[Bilan des ordonnances] La branche refuse d’être débranchée [1/2]

29.09.2022

En matière de négociation collective et d’instances représentatives, que se passe-t-il après qu’une réforme aussi importante que les ordonnances de 2017 a été votée ? Quels effets produit-elle sur la réalité ? Les acteurs s’en emparent-ils ? C’était, s’agissant des textes ayant bousculé les branches et les IRP, le riche menu des 4èmes rencontres de l'ISTT et de l'Ires, à Bourg-la-Reine, près de Paris, le vendredi 23 septembre (1). Premier volet de notre compte rendu.

Les ordonnances de 2017 n’ont bien sûr pas tué la branche. Mais la réforme visait tout de même à donner la primeur à la négociation d’entreprise en permettant à l'entreprise de déroger à la branche dans certains cas (2). Qu’en est-il résulté cinq ans plus tard ? A écouter les chercheurs, les experts et les syndicalistes qui ont débattu sur le sujet à l’ISST (Institut des sciences sociales du travail) en partenariat avec l’Ires (Institut de recherches économiques et sociales), la réponse pourrait se résumer ainsi : "Que s'est-il passé ? Une certaine inertie de la part des entreprises".

Pas de grand bouleversement 

 

 

Comme ce fut le cas dans le commerce de détail, les acteurs de la branche ont d’une certaine façon résisté à l’injonction de l’Etat de laisser l’entreprise négocier plus largement ou, à tout le moins, refusé tout grand chambardement.
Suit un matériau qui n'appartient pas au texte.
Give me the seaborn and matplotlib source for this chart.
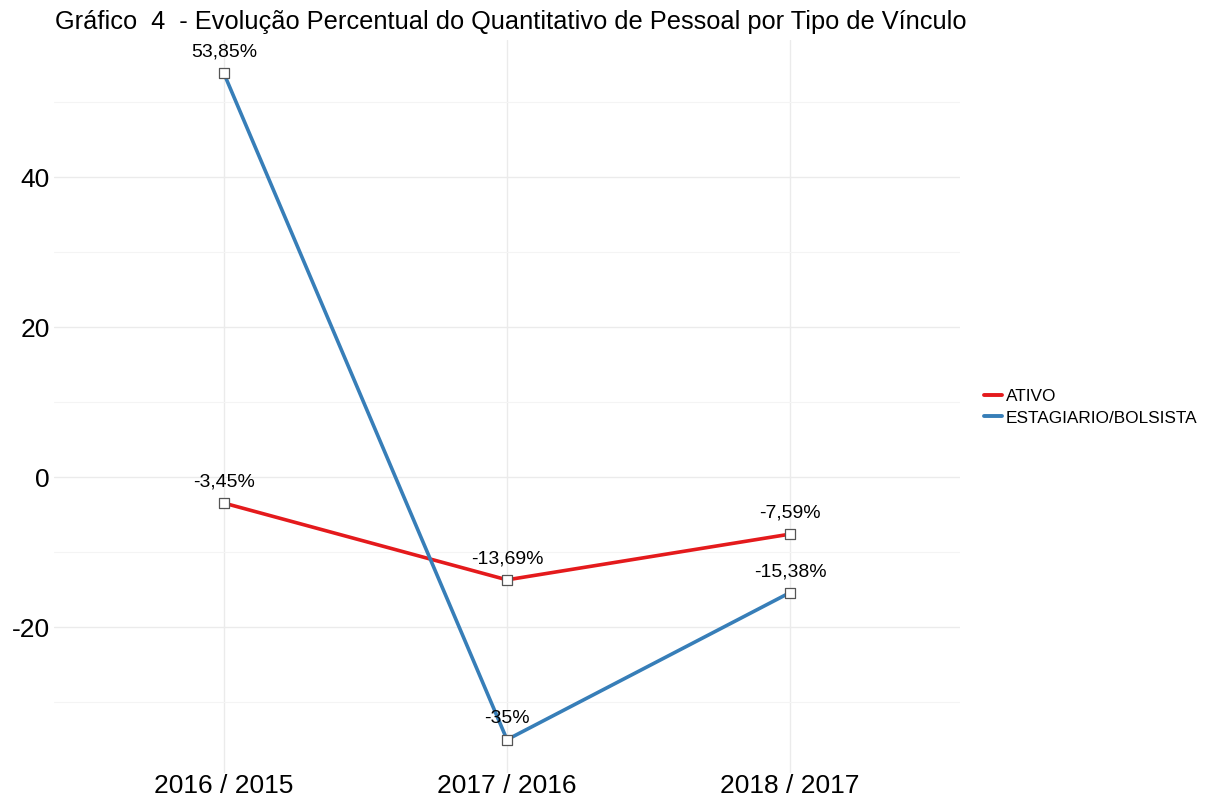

En octobre 2021, les partenaires sociaux de cette branche avaient obtenu gain de cause devant le Conseil d’Etat au sujet des éléments de rémunération qu’elle entendait continuer de réguler au niveau de la branche, alors que l’Etat voulait limiter son action régulatrice au seul salaire de base (3).

Il ne faut pas non plus oublier que certaines organisations patronales, comme l’U2P, étaient hostiles à une inversion de la hiérarchie des normes, souligne Gilles Lecuelle, secrétaire confédéral CFE-CGC en charge du dialogue social. De façon plus large, tout s'est passé comme si les entreprises estimaient avoir déjà suffisamment de grain à moudre sans s’aventurer sur de nouveaux domaines.

Des mutations déjà en cours

"L’usage des dérogations reste limité, et les mutations de la négociation d’entreprise que nous avons observées avaient débuté auparavant", analyse Catherine Vincent, de l’Ires, qui a mené un travail sur les grandes entreprises. Selon la chercheuse, les grands groupes restent intéressés par la branche, "qui leur sert de référence pour faire mieux en matière de compléments de rémunération, par exemple". 

 La négociation d'entreprise se centralise et devient une approche intégrée

 

 

C’est plutôt dans la négociation collective au sein de l’entreprise que la chercheuse note un approfondissement des évolutions. La négociation se centralise toujours plus, et cette négociation est vue comme "une approche intégrée" visant à décliner la stratégie du groupe en unifiant les statuts sociaux. En corollaire, les délégués syndicaux agissent en très forte autonomie par rapport à leur confédération. "Il s'est produit une réallocation des moyens avec un renforcement des délégués au niveau central et parfois national. J'ai même vu des DS relais chargés de coordonner des CSE", s'exclame Rémi Bourguignon, de l'université Paris-Est-Créteil.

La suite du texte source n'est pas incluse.